La risposta del capotreno è pronta: “Voi (voi chi?) pensate che siamo razzisti, ma noi qui non discriminiamo nessuno, noi facciamo soltanto il nostro lavoro, anzi, siamo il contrario del razzismo!”. E detto questo, su consiglio della ragazza controllore, si procede alla fase B: la polizia ferroviaria. Siamo arrivati alla stazione di (…). Sul treno salgono due agenti. Due signori tranquilli di mezza età. Nessuna aggressività nell’espressione del viso o nell’incedere. Devono essere abituati a casi di passeggeri senza biglietto che non vogliono pagare. Si dirigono verso il giovane disabile e come lo vedono uno di loro alza le mani al cielo e ad alta voce esclama: “Ah, questi, con questi non ci puoi fare nulla altrimenti succede un casino! Questi hanno sempre ragione, questi non li puoi toccare”. Dopodiché si consultano con il capotreno e la ragazza controllore e viene deciso che il ragazzo scenderà dal treno, un terzo controllore prenderà i soldi del disabile e gli farà il biglietto per il treno successivo, però senza posto assicurato: si dovrà sedere nel vagone ristorante.

Il giovane disabile, totalmente in balia degli eventi, ormai non tenta più di parlare, ma probabilmente capisce che gli sarà consentito proseguire il viaggio nel vagone ristorante e allora sollevato, con l’impeto di chi è scampato a un pericolo, di chi vede svanire la minaccia, si piega in avanti e bacia la mano del capotreno.

Epilogo della storia. Fatto scendere il disabile dal treno, prima che la polizia abbandoni il vagone, la ragazza controllore chiede ai poliziotti di annotarsi le mie generalità. Meravigliato, le chiedo per quale motivo. “Perché mi hai offesa”. “Ti ho forse detto parolacce? Ti ho impedito di fare il tuo lavoro?” le domando sempre più incredulo. Risposta: “Mi hai detto che sono maleducata”. Mi alzo e prendo la patente. Mentre un poliziotto si annota i miei dati su un foglio chiedo alla ragazza di dirmi il suo nome per sapere con chi ho avuto il piacere di interloquire. Lei, dopo un attimo di disorientamento, con tono soddisfatto, mi risponde che non è tenuta a dare i propri dati e mi dice che se voglio posso annotarmi il numero del treno.

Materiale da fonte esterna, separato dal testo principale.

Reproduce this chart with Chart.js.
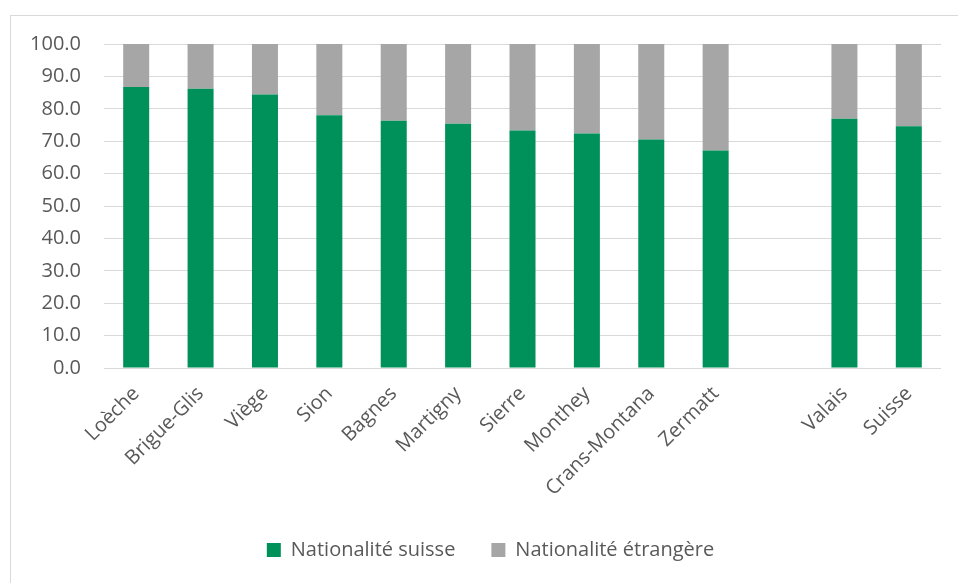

Allora chiedo un riferimento ai poliziotti e anche loro si rifiutano e mi consigliano di segnarmi semplicemente: Polizia ferroviaria di (…). Avrei naturalmente voluto dire molte cose, ma la signora seduta accanto a me mi sussurra di non dire niente, e io decido di seguire il consiglio rimettendomi a sedere. Poliziotti e controllori abbandonano il vagone e il treno riparte. Le parole della mia vicina di posto sono state le uniche parole di solidarietà che ho sentito in tutta questa brutta storia. Per il resto, sono rimasti tutti fermi, in silenzio, a osservare.